CHALLENGE:
The lines from the top of the material below through the line containing "fig = plt.figure(figsize=(W" are to be printed exactly, with pictures omitted.

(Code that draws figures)
....

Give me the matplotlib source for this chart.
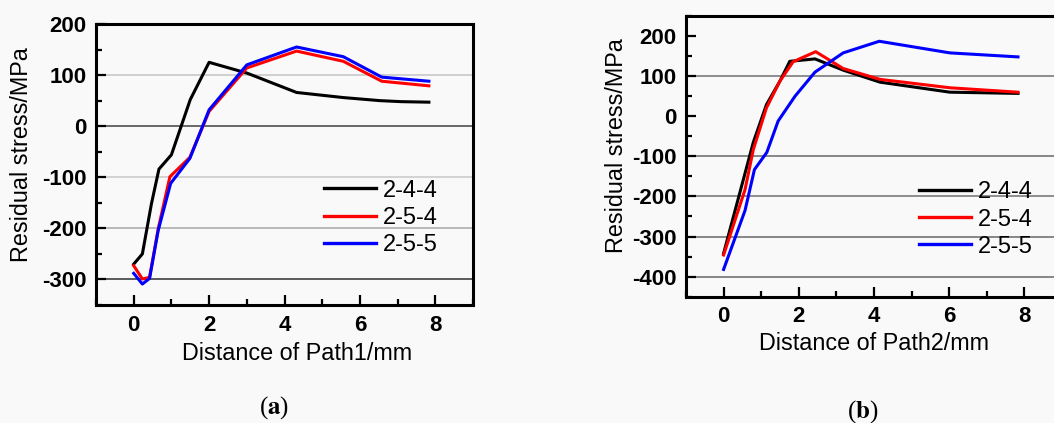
import numpy as np
import matplotlib
matplotlib.use("Agg")
import matplotlib.pyplot as plt
from matplotlib.ticker import MultipleLocator

plt.rcParams['font.family'] = ['Liberation Sans', 'DejaVu Sans']
plt.rcParams['mathtext.fontset'] = 'stix'
plt.rcParams['axes.unicode_minus'] = False

series_names = ['2-4-4', '2-5-4', '2-5-5']
series_colors = ['black', '#ff0000', '#0000ff']

# panel (a): Path1
a_x_244 = [0, 0.23, 0.47, 0.67, 1.0, 1.5, 2.0, 3.0, 4.32, 5.56, 6.53, 7.1, 7.83]
a_y_244 = [-270, -250, -152, -84, -56, 52, 125, 104, 66, 56, 50, 48, 47]
a_x_254 = [0, 0.23, 0.42, 0.65, 0.96, 1.49, 2.0, 3.0, 4.32, 5.56, 6.58, 7.83]
a_y_254 = [-273, -299, -296, -201, -99, -61, 29, 114, 147, 127, 88, 79]
a_x_255 = [0, 0.23, 0.42, 0.65, 0.98, 1.49, 2.0, 3.0, 4.32, 5.56, 6.58, 7.83]
a_y_255 = [-288, -309, -298, -204, -112, -63, 32, 120, 155, 136, 96, 88]

# panel (b): Path2
b_x_244 = [0, 0.79, 1.14, 1.5, 1.76, 2.43, 3.18, 4.16, 6.02, 7.83]
b_y_244 = [-342, -65, 29, 88, 137, 143, 115, 85, 60, 57]
b_x_254 = [0, 0.57, 0.79, 1.14, 1.5, 1.85, 2.45, 3.18, 4.16, 6.02, 7.83]
b_y_254 = [-346, -183, -83, 21, 88, 136, 161, 119, 92, 71, 60]
b_x_255 = [0, 0.57, 0.82, 1.15, 1.45, 1.9, 2.43, 3.18, 4.14, 6.02, 7.83]
b_y_255 = [-382, -235, -133, -90, -12, 50, 110, 158, 187, 158, 148]

W, H = 1054, 423
fig = plt.figure(figsize=(W / 100, H / 100), dpi=100, facecolor='#f9f9f9')


def make_axes(rect, xs, ys, ylim, yticks, grid, xlabel, xlab_pos, ylab_pos, leg_anchor):
    ax = fig.add_axes(rect, facecolor='#f9f9f9')
    for val, col in grid:
        ax.axhline(val, color=col, lw=1.1, zorder=1)
    for x, y, c, n in zip(xs, ys, series_colors, series_names):
        ax.plot(x, y, color=c, lw=2.2, label=n, zorder=3)
    ax.set_xlim(-1, 9)
    ax.set_ylim(*ylim)
    ax.set_xticks([0, 2, 4, 6, 8])
    ax.set_yticks(yticks)
    ax.xaxis.set_minor_locator(MultipleLocator(1))
    ax.yaxis.set_minor_locator(MultipleLocator(50))
    ax.tick_params(which='both', direction='in', width=1.6, top=False, right=False)
    ax.tick_params(which='major', length=7, labelsize=16, pad=7)
    ax.tick_params(which='minor', length=4)
    for lab in ax.get_xticklabels() + ax.get_yticklabels():
        lab.set_fontweight('bold')
    for sp in ax.spines.values():
        sp.set_linewidth(2.2)
    ax.set_xlabel(xlabel, fontsize=16.8, va='center', ha='center')
    ax.set_ylabel('Residual stress/MPa', fontsize=16.8, va='center', ha='center')
    ax.xaxis.set_label_coords(*xlab_pos)
    ax.yaxis.set_label_coords(*ylab_pos)
    leg = ax.legend(loc='center', bbox_to_anchor=leg_anchor, frameon=False,
                    fontsize=17, handlelength=2.2, handletextpad=0.3,
                    labelspacing=0.22, borderpad=0)
    for h in leg.get_lines():
        h.set_linewidth(2.4)
    return ax


axa = make_axes([96 / W, 1 - 305 / H, 377 / W, 281 / H],
                [a_x_244, a_x_254, a_x_255], [a_y_244, a_y_254, a_y_255],
                (-350, 200), [-300, -200, -100, 0, 100, 200],
                [(100, '#c4c4c4'), (0, '#404040'), (-100, '#c8c8c8'),
                 (-200, '#a8a8a8'), (-300, '#303030')],
                'Distance of Path1/mm', (0.532, -0.171), (-0.197, 0.536),
                (0.755, 0.31))

axb = make_axes([686 / W, 1 - 296.7 / H, 376 / W, 280.7 / H],
                [b_x_244, b_x_254, b_x_255], [b_y_244, b_y_254, b_y_255],
                (-450, 250), [-400, -300, -200, -100, 0, 100, 200],
                [(100, '#707070'), (-100, '#686868'), (-200, '#707070'),
                 (-300, '#686868'), (-400, '#686868')],
                'Distance of Path2/mm', (0.5, -0.165), (-0.184, 0.540),
                (0.77, 0.275))

fig.text(274 / W, 1 - 408 / H, r'($\mathbf{a}$)', fontsize=18, ha='center',
         va='center', family='Liberation Serif')
fig.text(863 / W, 1 - 411.7 / H, r'($\mathbf{b}$)', fontsize=18, ha='center',
         va='center', family='Liberation Serif')

fig.savefig('out.png', dpi=100, facecolor=fig.get_facecolor())
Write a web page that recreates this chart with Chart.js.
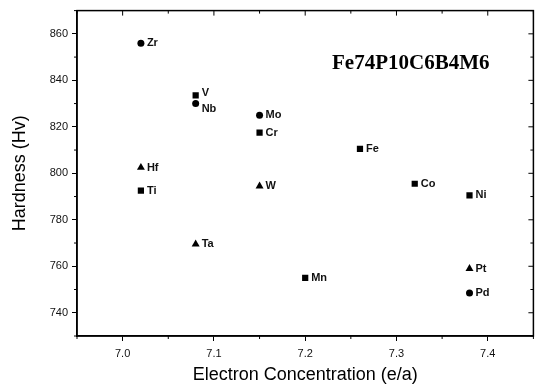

....

RESULT BELOW:
Give me the matplotlib source for this chart.
import numpy as np
import matplotlib
matplotlib.use("Agg")
import matplotlib.pyplot as plt
from matplotlib.ticker import MultipleLocator

plt.rcParams['font.family'] = ['Liberation Sans', 'DejaVu Sans']
plt.rcParams['mathtext.fontset'] = 'stix'
plt.rcParams['axes.unicode_minus'] = False

series_names = ['2-4-4', '2-5-4', '2-5-5']
series_colors = ['black', '#ff0000', '#0000ff']

# panel (a): Path1
a_x_244 = [0, 0.23, 0.47, 0.67, 1.0, 1.5, 2.0, 3.0, 4.32, 5.56, 6.53, 7.1, 7.83]
a_y_244 = [-270, -250, -152, -84, -56, 52, 125, 104, 66, 56, 50, 48, 47]
a_x_254 = [0, 0.23, 0.42, 0.65, 0.96, 1.49, 2.0, 3.0, 4.32, 5.56, 6.58, 7.83]
a_y_254 = [-273, -299, -296, -201, -99, -61, 29, 114, 147, 127, 88, 79]
a_x_255 = [0, 0.23, 0.42, 0.65, 0.98, 1.49, 2.0, 3.0, 4.32, 5.56, 6.58, 7.83]
a_y_255 = [-288, -309, -298, -204, -112, -63, 32, 120, 155, 136, 96, 88]

# panel (b): Path2
b_x_244 = [0, 0.79, 1.14, 1.5, 1.76, 2.43, 3.18, 4.16, 6.02, 7.83]
b_y_244 = [-342, -65, 29, 88, 137, 143, 115, 85, 60, 57]
b_x_254 = [0, 0.57, 0.79, 1.14, 1.5, 1.85, 2.45, 3.18, 4.16, 6.02, 7.83]
b_y_254 = [-346, -183, -83, 21, 88, 136, 161, 119, 92, 71, 60]
b_x_255 = [0, 0.57, 0.82, 1.15, 1.45, 1.9, 2.43, 3.18, 4.14, 6.02, 7.83]
b_y_255 = [-382, -235, -133, -90, -12, 50, 110, 158, 187, 158, 148]

W, H = 1054, 423
fig = plt.figure(figsize=(W / 100, H / 100), dpi=100, facecolor='#f9f9f9')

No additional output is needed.